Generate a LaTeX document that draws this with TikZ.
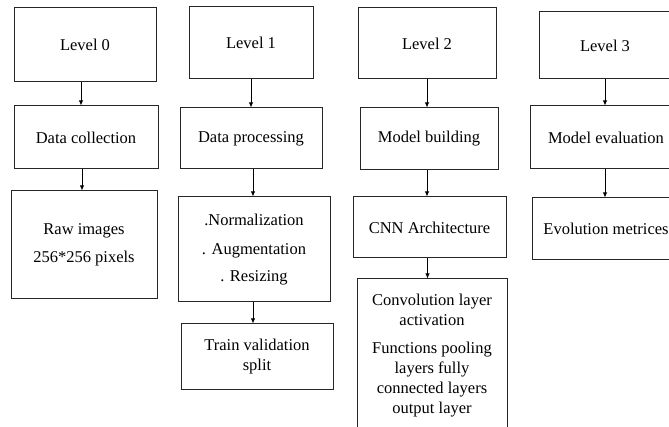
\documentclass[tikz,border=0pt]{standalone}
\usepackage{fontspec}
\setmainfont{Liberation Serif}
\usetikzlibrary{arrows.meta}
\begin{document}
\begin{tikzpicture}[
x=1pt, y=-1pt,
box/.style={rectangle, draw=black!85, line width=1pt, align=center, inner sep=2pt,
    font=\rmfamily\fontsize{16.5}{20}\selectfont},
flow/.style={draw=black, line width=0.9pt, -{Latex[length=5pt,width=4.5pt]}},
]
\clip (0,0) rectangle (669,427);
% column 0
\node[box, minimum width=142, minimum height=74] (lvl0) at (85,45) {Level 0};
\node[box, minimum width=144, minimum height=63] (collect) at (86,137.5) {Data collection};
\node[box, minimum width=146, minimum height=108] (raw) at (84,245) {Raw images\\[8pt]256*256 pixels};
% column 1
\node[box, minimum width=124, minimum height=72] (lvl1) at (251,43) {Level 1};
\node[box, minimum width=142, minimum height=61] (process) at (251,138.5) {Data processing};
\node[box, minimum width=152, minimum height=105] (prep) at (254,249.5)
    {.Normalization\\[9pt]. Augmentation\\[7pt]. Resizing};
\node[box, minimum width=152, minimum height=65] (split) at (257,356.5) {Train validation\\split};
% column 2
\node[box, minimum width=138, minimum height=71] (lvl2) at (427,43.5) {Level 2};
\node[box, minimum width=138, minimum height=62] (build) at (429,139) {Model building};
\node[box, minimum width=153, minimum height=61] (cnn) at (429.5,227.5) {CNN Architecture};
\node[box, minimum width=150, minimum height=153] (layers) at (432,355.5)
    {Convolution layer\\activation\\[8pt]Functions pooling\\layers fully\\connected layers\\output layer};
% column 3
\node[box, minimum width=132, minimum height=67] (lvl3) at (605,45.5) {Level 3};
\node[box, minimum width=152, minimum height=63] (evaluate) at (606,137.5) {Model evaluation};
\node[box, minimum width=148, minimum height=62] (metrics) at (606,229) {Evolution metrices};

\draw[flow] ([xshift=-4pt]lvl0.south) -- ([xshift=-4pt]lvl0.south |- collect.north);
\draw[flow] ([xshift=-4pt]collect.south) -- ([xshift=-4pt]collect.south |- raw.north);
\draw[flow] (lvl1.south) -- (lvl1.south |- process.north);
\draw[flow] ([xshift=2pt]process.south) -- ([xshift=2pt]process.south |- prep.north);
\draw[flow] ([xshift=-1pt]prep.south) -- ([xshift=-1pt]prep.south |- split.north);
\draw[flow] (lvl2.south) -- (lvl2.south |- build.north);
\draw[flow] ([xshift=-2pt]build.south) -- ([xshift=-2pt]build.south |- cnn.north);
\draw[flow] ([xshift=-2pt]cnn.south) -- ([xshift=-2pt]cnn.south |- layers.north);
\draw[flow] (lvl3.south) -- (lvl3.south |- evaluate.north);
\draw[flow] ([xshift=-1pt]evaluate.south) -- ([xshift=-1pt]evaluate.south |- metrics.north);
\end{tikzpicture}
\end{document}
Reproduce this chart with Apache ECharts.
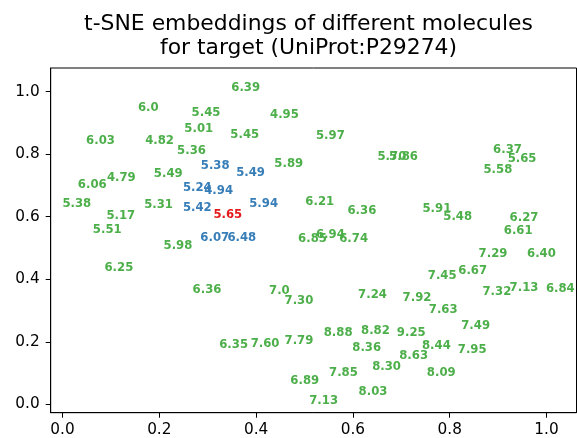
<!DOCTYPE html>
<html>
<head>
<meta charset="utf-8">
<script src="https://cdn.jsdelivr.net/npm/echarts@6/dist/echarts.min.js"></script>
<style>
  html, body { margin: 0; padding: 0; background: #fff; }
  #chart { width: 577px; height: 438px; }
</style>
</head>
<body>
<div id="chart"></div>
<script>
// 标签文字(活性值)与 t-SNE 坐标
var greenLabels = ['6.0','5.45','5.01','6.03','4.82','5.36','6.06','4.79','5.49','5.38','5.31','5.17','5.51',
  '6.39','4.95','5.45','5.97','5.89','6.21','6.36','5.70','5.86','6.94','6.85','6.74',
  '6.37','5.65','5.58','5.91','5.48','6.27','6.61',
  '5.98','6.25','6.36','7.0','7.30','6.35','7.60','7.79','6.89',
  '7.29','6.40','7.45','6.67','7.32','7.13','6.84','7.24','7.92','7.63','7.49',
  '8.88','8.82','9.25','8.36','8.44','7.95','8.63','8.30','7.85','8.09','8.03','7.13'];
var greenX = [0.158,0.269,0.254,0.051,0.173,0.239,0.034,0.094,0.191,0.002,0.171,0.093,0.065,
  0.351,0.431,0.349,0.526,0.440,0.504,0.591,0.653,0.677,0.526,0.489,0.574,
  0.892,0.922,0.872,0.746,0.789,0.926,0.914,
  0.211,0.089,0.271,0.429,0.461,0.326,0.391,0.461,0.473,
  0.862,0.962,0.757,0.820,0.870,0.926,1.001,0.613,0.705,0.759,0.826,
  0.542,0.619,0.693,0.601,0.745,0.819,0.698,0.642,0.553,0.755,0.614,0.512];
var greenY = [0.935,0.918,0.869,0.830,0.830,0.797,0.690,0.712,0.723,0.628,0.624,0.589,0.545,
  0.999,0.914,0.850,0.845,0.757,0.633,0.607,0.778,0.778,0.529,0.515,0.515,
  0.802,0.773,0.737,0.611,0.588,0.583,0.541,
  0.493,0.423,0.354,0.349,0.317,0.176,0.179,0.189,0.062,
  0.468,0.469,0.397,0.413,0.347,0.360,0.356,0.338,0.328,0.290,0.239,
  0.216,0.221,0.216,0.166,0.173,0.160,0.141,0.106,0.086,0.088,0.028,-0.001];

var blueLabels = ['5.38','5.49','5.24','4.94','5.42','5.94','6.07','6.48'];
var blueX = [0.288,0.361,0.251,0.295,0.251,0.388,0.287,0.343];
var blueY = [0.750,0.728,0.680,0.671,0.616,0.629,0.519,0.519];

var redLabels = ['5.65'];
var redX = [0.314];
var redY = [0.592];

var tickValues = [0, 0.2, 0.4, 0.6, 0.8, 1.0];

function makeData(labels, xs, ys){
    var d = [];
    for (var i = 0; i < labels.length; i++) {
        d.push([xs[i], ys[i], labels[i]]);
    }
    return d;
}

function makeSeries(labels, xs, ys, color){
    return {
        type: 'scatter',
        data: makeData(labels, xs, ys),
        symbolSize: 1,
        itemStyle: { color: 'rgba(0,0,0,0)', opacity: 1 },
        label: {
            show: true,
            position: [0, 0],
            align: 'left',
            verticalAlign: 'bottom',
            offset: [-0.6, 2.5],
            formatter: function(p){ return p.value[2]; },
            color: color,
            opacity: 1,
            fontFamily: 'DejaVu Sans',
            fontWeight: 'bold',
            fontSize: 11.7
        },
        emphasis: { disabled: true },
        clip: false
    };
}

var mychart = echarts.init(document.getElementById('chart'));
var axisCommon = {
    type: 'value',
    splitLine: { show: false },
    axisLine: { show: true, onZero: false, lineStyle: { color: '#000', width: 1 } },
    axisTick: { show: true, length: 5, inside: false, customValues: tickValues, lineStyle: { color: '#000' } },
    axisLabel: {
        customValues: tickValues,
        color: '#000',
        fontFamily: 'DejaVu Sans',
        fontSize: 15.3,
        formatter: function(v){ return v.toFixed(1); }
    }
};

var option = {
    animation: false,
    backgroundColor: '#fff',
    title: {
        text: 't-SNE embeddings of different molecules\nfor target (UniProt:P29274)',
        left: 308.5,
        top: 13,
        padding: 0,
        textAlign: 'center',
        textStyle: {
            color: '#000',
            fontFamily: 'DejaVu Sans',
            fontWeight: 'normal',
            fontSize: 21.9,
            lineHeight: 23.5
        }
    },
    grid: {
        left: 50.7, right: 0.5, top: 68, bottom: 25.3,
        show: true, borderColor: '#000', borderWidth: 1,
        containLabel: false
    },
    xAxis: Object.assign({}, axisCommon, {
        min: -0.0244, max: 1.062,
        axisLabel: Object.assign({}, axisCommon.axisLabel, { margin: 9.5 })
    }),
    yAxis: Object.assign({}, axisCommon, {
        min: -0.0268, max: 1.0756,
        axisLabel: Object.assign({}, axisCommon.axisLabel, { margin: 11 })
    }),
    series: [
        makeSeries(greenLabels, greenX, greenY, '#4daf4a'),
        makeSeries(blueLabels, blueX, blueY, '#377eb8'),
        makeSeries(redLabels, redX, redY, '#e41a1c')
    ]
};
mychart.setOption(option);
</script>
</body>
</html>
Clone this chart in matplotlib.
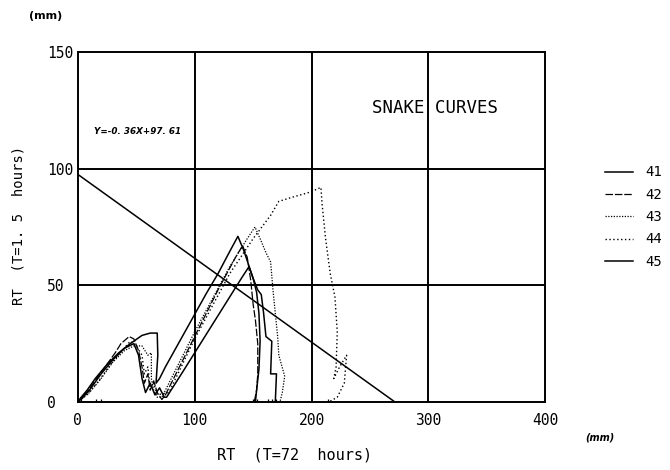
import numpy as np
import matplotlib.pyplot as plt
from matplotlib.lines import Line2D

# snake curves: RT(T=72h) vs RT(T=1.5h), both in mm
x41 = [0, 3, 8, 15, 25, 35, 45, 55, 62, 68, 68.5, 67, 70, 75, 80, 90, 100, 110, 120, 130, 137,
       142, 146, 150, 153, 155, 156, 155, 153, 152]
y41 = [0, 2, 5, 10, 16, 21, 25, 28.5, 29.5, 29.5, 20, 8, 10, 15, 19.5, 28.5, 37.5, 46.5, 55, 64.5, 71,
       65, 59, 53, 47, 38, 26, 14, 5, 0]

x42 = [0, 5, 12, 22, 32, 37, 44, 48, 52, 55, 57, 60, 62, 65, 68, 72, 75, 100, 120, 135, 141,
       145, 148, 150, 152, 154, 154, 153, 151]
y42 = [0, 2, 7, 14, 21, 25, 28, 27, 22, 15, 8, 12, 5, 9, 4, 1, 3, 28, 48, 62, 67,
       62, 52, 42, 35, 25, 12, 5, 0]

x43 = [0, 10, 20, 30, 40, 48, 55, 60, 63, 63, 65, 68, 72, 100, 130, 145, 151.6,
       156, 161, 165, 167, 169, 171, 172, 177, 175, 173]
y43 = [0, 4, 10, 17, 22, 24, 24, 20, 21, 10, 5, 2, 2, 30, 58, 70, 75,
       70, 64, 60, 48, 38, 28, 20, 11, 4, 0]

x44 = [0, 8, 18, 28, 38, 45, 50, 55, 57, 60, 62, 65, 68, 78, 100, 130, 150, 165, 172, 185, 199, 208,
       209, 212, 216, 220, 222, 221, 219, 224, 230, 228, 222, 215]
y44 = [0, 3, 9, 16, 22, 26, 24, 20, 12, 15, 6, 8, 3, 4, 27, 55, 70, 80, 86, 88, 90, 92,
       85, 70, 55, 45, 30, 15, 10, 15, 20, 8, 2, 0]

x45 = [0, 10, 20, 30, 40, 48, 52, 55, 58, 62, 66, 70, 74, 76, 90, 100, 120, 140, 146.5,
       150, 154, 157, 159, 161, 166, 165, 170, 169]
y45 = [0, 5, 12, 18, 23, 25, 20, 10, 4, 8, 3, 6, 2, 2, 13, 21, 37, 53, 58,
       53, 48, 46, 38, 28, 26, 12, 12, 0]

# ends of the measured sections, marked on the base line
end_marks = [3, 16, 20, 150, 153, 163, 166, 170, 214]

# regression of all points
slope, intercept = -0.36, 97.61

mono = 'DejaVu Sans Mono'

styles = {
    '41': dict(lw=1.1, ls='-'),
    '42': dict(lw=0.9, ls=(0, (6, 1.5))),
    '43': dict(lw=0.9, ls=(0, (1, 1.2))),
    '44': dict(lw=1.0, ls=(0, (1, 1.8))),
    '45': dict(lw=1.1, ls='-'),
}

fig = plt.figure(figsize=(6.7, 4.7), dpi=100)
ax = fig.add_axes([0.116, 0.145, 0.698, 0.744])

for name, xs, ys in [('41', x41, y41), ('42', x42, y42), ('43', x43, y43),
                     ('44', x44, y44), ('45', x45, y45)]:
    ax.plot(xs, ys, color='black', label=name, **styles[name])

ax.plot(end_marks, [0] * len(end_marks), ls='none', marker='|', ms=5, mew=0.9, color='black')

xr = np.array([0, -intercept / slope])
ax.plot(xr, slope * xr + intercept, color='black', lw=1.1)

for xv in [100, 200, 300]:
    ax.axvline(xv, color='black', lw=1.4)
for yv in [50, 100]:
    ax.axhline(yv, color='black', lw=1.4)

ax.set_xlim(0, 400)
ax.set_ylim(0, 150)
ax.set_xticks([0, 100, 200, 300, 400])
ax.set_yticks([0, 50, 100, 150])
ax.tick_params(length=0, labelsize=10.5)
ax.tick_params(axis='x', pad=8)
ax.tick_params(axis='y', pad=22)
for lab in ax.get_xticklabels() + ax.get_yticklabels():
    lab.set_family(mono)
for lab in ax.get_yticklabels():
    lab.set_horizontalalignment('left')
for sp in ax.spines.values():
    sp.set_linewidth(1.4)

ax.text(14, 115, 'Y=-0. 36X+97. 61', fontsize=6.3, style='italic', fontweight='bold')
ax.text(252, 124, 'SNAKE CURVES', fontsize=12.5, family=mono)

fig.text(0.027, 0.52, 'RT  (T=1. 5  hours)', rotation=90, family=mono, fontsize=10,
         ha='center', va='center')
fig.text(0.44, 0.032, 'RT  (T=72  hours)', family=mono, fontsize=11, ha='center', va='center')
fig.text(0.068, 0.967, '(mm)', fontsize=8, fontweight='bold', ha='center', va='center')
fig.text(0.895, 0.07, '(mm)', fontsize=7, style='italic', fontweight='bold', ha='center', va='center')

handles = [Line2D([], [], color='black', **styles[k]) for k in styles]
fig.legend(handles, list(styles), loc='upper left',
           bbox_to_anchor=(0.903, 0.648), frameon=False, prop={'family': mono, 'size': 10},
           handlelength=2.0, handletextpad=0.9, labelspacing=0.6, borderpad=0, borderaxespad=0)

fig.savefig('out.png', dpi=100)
══════════
_What is expected_. Reproduce only the lines running from the one that has "Clone this chart in matplotlib." through the one that has "from matplotlib.lines import Line2D", ends included. Any pictures in that stretch should not be copied.

_Solution for this task_.
Clone this chart in matplotlib.
import numpy as np
import matplotlib.pyplot as plt
from matplotlib.lines import Line2D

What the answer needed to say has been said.